Here's my little story of becoming an FSLogix investor earlier this year. Many of you may know me as a subject matter expert in Windows desktop remoting and enterprise application delivery. The Frankfurt Rhine/Main area is my home base, with the largest German cloud datacenters almost in my backyard. I enjoy sharing my knowledge through books, blog articles and presentations at industry events. As a result, Microsoft, Citrix, VMware and NVIDIA have recognized me as a member of their respective technical community award programs. Since launching my first technology startup when I was a university student, I've always been watching the international startup ecosystem very carefully. After eight years as a full-time researcher at the Fraunhofer Institute for Computer Graphics, I've had the opportunity to be in leading positions at several international startups over the last 15 years, including my own. I've learned that equity investments, where the funders get a piece of the company, are a great way of directly participating in startups at an early stage. And this is exactly where FSLogix comes into the picture.
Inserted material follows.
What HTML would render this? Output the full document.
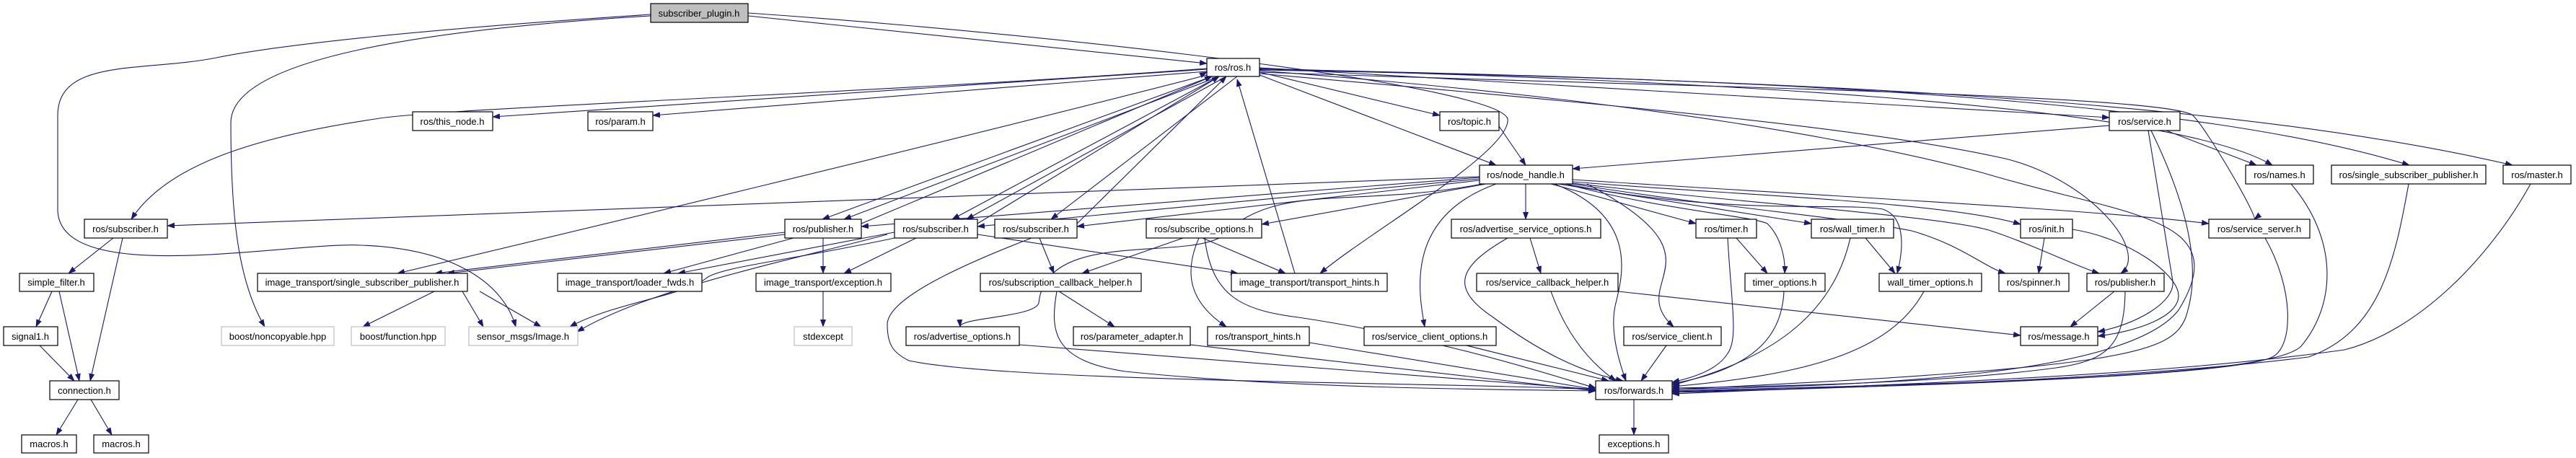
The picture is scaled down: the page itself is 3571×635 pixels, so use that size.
<!DOCTYPE html>
<html><head><meta charset="utf-8"><style>
html,body{margin:0;padding:0;background:#fff;width:3571px;height:635px;overflow:hidden}
svg{display:block}
text{font-family:"Liberation Sans",sans-serif;font-size:13px;text-anchor:middle;fill:#000}
.e{fill:none;stroke:#191970;stroke-width:1.1}
rect{fill:#fff;stroke:#000;stroke-width:1.2}
rect.g{stroke:#bfbfbf}
</style></head><body>
<svg width="3571" height="635" viewBox="0 0 3571 635" xmlns="http://www.w3.org/2000/svg">
<defs><marker id="a" markerWidth="11" markerHeight="8" refX="10" refY="4" orient="auto" markerUnits="userSpaceOnUse"><path d="M0,0 L11,4 L0,8 z" fill="#191970"/></marker></defs>
<g class="e" marker-end="url(#a)">
<!-- plugin -->
<path d="M1037,22 L1673,88"/>
<path d="M1037,18 C1500,50 2080,120 2090,165 C2095,210 1900,320 1830,379"/>
<path d="M902,20 C600,40 400,60 300,80 C200,100 80,80 80,160 L80,290 C80,400 400,335 500,340 C640,345 700,400 715,453"/>
<path d="M902,22 C600,40 320,80 320,170 C320,300 330,390 367,453"/>
<!-- ros.h out -->
<path d="M1673,96 L683,162"/>
<path d="M1673,99 L905,160"/>
<path d="M1673,95 C1200,130 600,150 520,165 C350,190 230,230 182,304"/>
<path d="M1673,104 C1300,200 800,320 551,379"/>
<path d="M1680,106 L1140,304"/>
<path d="M1690,106 L1170,304"/>
<path d="M1690,106 L1320,304"/>
<path d="M1700,106 L1340,304"/>
<path d="M1715,106 L1457,304"/>
<path d="M1746,100 L1996,160"/>
<path d="M1746,104 L2074,229"/>
<path d="M1746,94 L2924,163"/>
<path d="M1746,95 C2300,110 3000,140 3150,229"/>
<path d="M1746,96 C2500,110 3050,140 3340,229"/>
<path d="M1746,97 C2500,110 3100,140 3483,229"/>
<path d="M1746,100 C2300,120 3000,130 3040,160 C3060,180 3130,300 3125,304"/>
<path d="M1746,102 C2300,150 2600,180 2780,220 C2900,250 2980,350 2940,379"/>
<path d="M1746,98 C2300,140 2600,200 2750,240 C2950,300 3100,300 3020,430 C2950,520 2600,535 2318,540"/>
<!-- reverse into ros.h -->
<path d="M1795,379 L1715,110"/>
<path d="M2078,175 L2115,229"/>
<!-- ros subscriber left -->
<path d="M2051,245 L232,313"/>
<path d="M157,330 L95,379"/>
<path d="M170,330 L125,528"/>
<path d="M72,404 L50,453"/>
<path d="M82,404 L110,528"/>
<path d="M55,479 L103,528"/>
<path d="M108,554 L78,603"/>
<path d="M126,554 L155,603"/>
<!-- node_handle out -->
<path d="M2051,246 L1194,314"/>
<path d="M2051,248 L1355,314"/>
<path d="M2051,250 L1493,314"/>
<path d="M2060,255 L1749,311"/>
<path d="M2115,255 L2115,304"/>
<path d="M2150,255 L2351,310"/>
<path d="M2160,255 L2511,310"/>
<path d="M2170,255 C2400,300 2550,280 2610,290 C2640,300 2640,340 2630,379 "/>
<path d="M2180,252 C2400,270 2700,280 2801,311"/>
<path d="M2180,249 C2500,270 2900,290 3062,310"/>
<path d="M2180,255 C2400,290 2550,300 2650,320 C2720,340 2750,370 2780,379"/>
<path d="M2180,254 C2400,280 2700,300 2760,320 C2820,340 2880,370 2910,379"/>
<path d="M2170,255 C2300,290 2430,300 2450,310 C2470,330 2475,360 2474,379"/>
<path d="M2074,255 C1950,300 1965,400 1975,453"/>
<path d="M2200,255 C2400,360 2250,390 2320,453"/>
<path d="M2155,255 C2270,300 2250,380 2240,420 C2232,450 2240,490 2254,528"/>
<path d="M2055,255 C1870,290 1770,250 1690,330 C1630,360 1450,320 1440,420 C1435,440 1330,440 1331,453"/>
<!-- publisher / subscribers -->
<path d="M1088,322 L603,379"/>
<path d="M1088,325 L620,379"/>
<path d="M1100,330 L920,379"/>
<path d="M1240,322 L940,379"/>
<path d="M1141,330 L1141,379"/>
<path d="M1270,330 L1170,379"/>
<path d="M1355,325 L1716,379"/>
<path d="M1240,330 C1100,360 1000,370 980,385 C950,410 850,420 790,453"/>
<path d="M1430,330 C1300,380 1230,420 1230,450 C1230,480 1240,490 1260,500 C1400,530 2000,530 2212,540"/>
<path d="M1441,330 L1461,379"/>
<path d="M1640,330 L1500,379"/>
<path d="M1667,330 L1782,379"/>
<path d="M1662,330 C1640,380 1650,420 1700,453"/>
<path d="M1670,330 C1680,410 1720,430 1800,440 C2000,470 2150,520 2212,538"/>
<path d="M1468,404 L1545,453"/>
<path d="M1465,404 C1455,460 1460,500 1560,515 C1800,540 2100,540 2212,542"/>
<path d="M1413,478 L2212,540"/>
<path d="M1650,478 L2212,542"/>
<path d="M1815,475 L2212,540"/>
<path d="M602,404 L503,453"/>
<path d="M641,404 L670,453"/>
<path d="M665,404 L750,453"/>
<path d="M1141,404 L1141,453"/>
<path d="M1230,325 C1100,360 900,400 800,460"/>
<!-- right side -->
<path d="M2090,330 C2020,370 2010,400 2070,440 C2150,500 2210,520 2250,528"/>
<path d="M2121,330 L2136,379"/>
<path d="M2150,404 C2170,460 2200,500 2240,528"/>
<path d="M2243,404 L2801,465"/>
<path d="M2029,478 L2230,528"/>
<path d="M2310,479 L2275,528"/>
<path d="M2395,330 C2400,420 2410,470 2395,490 C2380,515 2340,525 2318,530"/>
<path d="M2407,330 L2450,379"/>
<path d="M2473,404 C2470,460 2440,510 2318,532"/>
<path d="M2565,330 C2540,440 2450,500 2318,534"/>
<path d="M2586,330 L2627,379"/>
<path d="M2667,404 C2620,490 2500,520 2318,536"/>
<path d="M2834,330 L2826,379"/>
<path d="M2873,318 C2950,330 3020,380 3020,410 C3020,440 2960,460 2908,466"/>
<path d="M2931,404 L2870,453"/>
<path d="M2946,404 C2945,480 2920,500 2850,510 C2700,530 2500,535 2318,538"/>
<path d="M2924,174 L2180,234"/>
<path d="M3003,181 L3128,229"/>
<path d="M2978,181 L3012,390 C3015,420 2960,450 2908,460"/>
<path d="M2982,181 C3040,300 3050,380 3030,440 C3010,490 2950,510 2318,540"/>
<path d="M3176,255 C3240,330 3240,420 3190,480 C3150,520 2800,530 2318,542"/>
<path d="M3339,255 C3320,360 3300,460 3200,495 C3000,520 2700,535 2318,544"/>
<path d="M3508,255 C3450,360 3350,460 3250,485 C3000,520 2700,530 2318,546"/>
<path d="M3140,330 C3180,400 3180,480 3150,495 C3100,520 2700,535 2318,543"/>
<path d="M2265,554 L2265,603"/>
<path d="M1241,314 L1673,100" stroke-opacity="0"/>
</g>
<!-- reverse arrows to ros.h -->
<g class="e" marker-end="url(#a)">
<path d="M1194,310 L1680,106"/>
<path d="M1355,310 L1690,106"/>
<path d="M1493,310 L1700,106"/>
</g>
<!-- nodes -->
<g>
<rect x="902" y="5" width="135" height="26" style="fill:#bfbfbf"/><text x="969" y="23">subscriber_plugin.h</text>
<rect x="1673" y="81" width="73" height="25"/><text x="1709" y="98">ros/ros.h</text>
<rect x="572" y="155" width="111" height="26"/><text x="627" y="173">ros/this_node.h</text>
<rect x="815" y="155" width="90" height="26"/><text x="860" y="173">ros/param.h</text>
<rect x="1996" y="155" width="82" height="26"/><text x="2037" y="173">ros/topic.h</text>
<rect x="2924" y="155" width="98" height="26"/><text x="2973" y="173">ros/service.h</text>
<rect x="2051" y="229" width="129" height="26"/><text x="2115" y="247">ros/node_handle.h</text>
<rect x="3113" y="229" width="94" height="26"/><text x="3160" y="247">ros/names.h</text>
<rect x="3232" y="229" width="214" height="26"/><text x="3339" y="247">ros/single_subscriber_publisher.h</text>
<rect x="3470" y="229" width="94" height="26"/><text x="3517" y="247">ros/master.h</text>
<rect x="117" y="304" width="115" height="26"/><text x="174" y="322">ros/subscriber.h</text>
<rect x="1088" y="304" width="106" height="26"/><text x="1141" y="322">ros/publisher.h</text>
<rect x="1240" y="304" width="115" height="26"/><text x="1297" y="322">ros/subscriber.h</text>
<rect x="1379" y="304" width="114" height="26"/><text x="1436" y="322">ros/subscriber.h</text>
<rect x="1589" y="304" width="160" height="26"/><text x="1669" y="322">ros/subscribe_options.h</text>
<rect x="2012" y="304" width="207" height="26"/><text x="2115" y="322">ros/advertise_service_options.h</text>
<rect x="2351" y="304" width="84" height="26"/><text x="2393" y="322">ros/timer.h</text>
<rect x="2511" y="304" width="114" height="26"/><text x="2568" y="322">ros/wall_timer.h</text>
<rect x="2801" y="304" width="72" height="26"/><text x="2837" y="322">ros/init.h</text>
<rect x="3062" y="304" width="140" height="26"/><text x="3132" y="322">ros/service_server.h</text>
<rect x="27" y="379" width="103" height="25"/><text x="78" y="396">simple_filter.h</text>
<rect x="357" y="379" width="291" height="25"/><text x="502" y="396">image_transport/single_subscriber_publisher.h</text>
<rect x="773" y="379" width="200" height="25"/><text x="873" y="396">image_transport/loader_fwds.h</text>
<rect x="1048" y="379" width="187" height="25"/><text x="1141" y="396">image_transport/exception.h</text>
<rect x="1359" y="379" width="223" height="25"/><text x="1470" y="396">ros/subscription_callback_helper.h</text>
<rect x="1707" y="379" width="216" height="25"/><text x="1815" y="396">image_transport/transport_hints.h</text>
<rect x="2047" y="379" width="196" height="25"/><text x="2145" y="396">ros/service_callback_helper.h</text>
<rect x="2419" y="379" width="111" height="25"/><text x="2474" y="396">timer_options.h</text>
<rect x="2605" y="379" width="142" height="25"/><text x="2676" y="396">wall_timer_options.h</text>
<rect x="2771" y="379" width="97" height="25"/><text x="2819" y="396">ros/spinner.h</text>
<rect x="2893" y="379" width="107" height="25"/><text x="2946" y="396">ros/publisher.h</text>
<rect x="5" y="453" width="75" height="26"/><text x="42" y="471">signal1.h</text>
<rect class="g" x="307" y="453" width="156" height="26"/><text x="385" y="471">boost/noncopyable.hpp</text>
<rect class="g" x="487" y="453" width="130" height="26"/><text x="552" y="471">boost/function.hpp</text>
<rect class="g" x="650" y="453" width="151" height="26"/><text x="725" y="471">sensor_msgs/Image.h</text>
<rect class="g" x="1101" y="453" width="80" height="26"/><text x="1141" y="471">stdexcept</text>
<rect x="1256" y="453" width="157" height="26"/><text x="1334" y="471">ros/advertise_options.h</text>
<rect x="1488" y="453" width="162" height="26"/><text x="1569" y="471">ros/parameter_adapter.h</text>
<rect x="1674" y="453" width="141" height="26"/><text x="1744" y="471">ros/transport_hints.h</text>
<rect x="1891" y="453" width="183" height="26"/><text x="1982" y="471">ros/service_client_options.h</text>
<rect x="2251" y="453" width="135" height="26"/><text x="2318" y="471">ros/service_client.h</text>
<rect x="2801" y="453" width="107" height="26"/><text x="2854" y="471">ros/message.h</text>
<rect x="69" y="528" width="96" height="26"/><text x="117" y="546">connection.h</text>
<rect x="2212" y="528" width="106" height="26"/><text x="2265" y="546">ros/forwards.h</text>
<rect x="30" y="603" width="76" height="25"/><text x="68" y="620">macros.h</text>
<rect x="130" y="603" width="76" height="25"/><text x="168" y="620">macros.h</text>
<rect x="2217" y="603" width="96" height="25"/><text x="2265" y="620">exceptions.h</text>
</g>
</svg>
</body></html>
My decision to make an investment in FSLogix was driven by my strong belief that FSLogix has the potential to grow big. FSLogix products fill some significant gaps in modern application delivery architecture designs. More importantly, they allow for a smooth transition from on-premises Windows application delivery to a (hybrid) cloud-based Desktop-as-a-Service model. FSLogix has outstanding technology for containerizing Windows application, personal data, and user profiles. The FSLogix founders have invented and implemented significant aspects of application and user profile virtualization in their previous roles in companies such as VMware, Symantec and RTO. They have invited me to become a member of the FSLogix advisory board early on, when they were still in stealth mode. And to be honest, I have competed with them at certain times in the past, which included the analysis of their pre-FSLogix products. Well, and I'm that kind of techie who only believes in what he is seeing with his own eyes. This means that I have tested the FSLogix products thoroughly in my own lab. As a result, I have no doubt that these guys know what they are doing, both from a technology and from a business point of view.
FSLogix makes me so excited that I don't want to be just an investor. I've come to an agreement with the founders that I will participate more actively and join the FSLogix team in Central Europe. Part of my role will be about identifying gaps in enterprise application delivery designs and suggest smart new add-ons or product extensions to the FSLogix engineering team. But the most important part of my role is to help FSLogix to get established in the economically attractive but very conservative German-speaking market (Germany, Austria, Switzerland). I will be acting as a business developer, evangelist and principal consultant with the goal to align FSLogix with a market that has extraordinary high quality, reliability and compliance requirements. It will be my job to level out the differences in business cultures and etiquettes. It kind of sounds like converting the best of American football and European soccer into a brand-new game.
Now let me share with you what the technical reasons were for my decision. With Office 365 Containers, FSLogix Apps and FSLogix Profile Containers, FSLogix is already offering multiple products. Roaming search indexes for Outlook across virtual desktops, dynamically hiding (masking) Windows applications based on user roles, and optimizing login and application start times by getting rid of folder redirection in user profiles are the most important use cases. I know from my customers that these use cases are addressing real pain points. The ultimate goal is to make the virtual Windows workspace perform as good as or even better than a local Windows workspace. With my long history in remote end-user experience benchmarking, this is exactly my thing.
But what about the future, will this Windows application delivery story stay relevant in a market with rapidly growing numbers of native mobile apps? Or more specifically, will FSLogix stay relevant with the potential to grow rapidly? My answer is simply yes. A survey conducted by industry experts Ruben Spruijt and Mark Plettenberg, published under "VDI Like A Pro" (https://vdilikeapro.com/) shows that the significance of Windows applications is even growing in enterprise environments. Who would have thought this? But it also reflects what I'm seeing at my customers. To a large extend, enterprise IT is built on Windows applications and we are talking about 100 millions of enterprise workspaces that need to be transformed to a new delivery model over the next years.
But there is more, this market is at the beginning of a revolution, despite the Windows application lock-in described above. Citrix -- and most probably other major vendors following soon -- are moving their application delivery control plane to the cloud. Such a Platform-as-a-Service model bundles all necessary backend components required to access remote Windows desktops and applications hosted either on-premises or in the cloud (or both). This is a significant change of today's application delivery model and FSLogix provides some critically important add-on components - with the potential to add many more. As a German, I compare this with an automobile parts supplier, producing highly sophisticated mechatronic components and delivering them to the major car manufacturers. Many of these "hidden" suppliers are generating revenues far beyond $1b.
FSLogix has the potential to grow into the same position with their components extending the Microsoft, VMware, Citrix, Amazon and Google application delivery platforms. And in my opinion the current FSLogix product portfolio is just the beginning. From a workspace transformation perspective, there will be many more white spots on the map that need to be filled. Why would I not want to become part of this journey if possible? I am energized by the solution and its capabilities, let me know if you have any questions.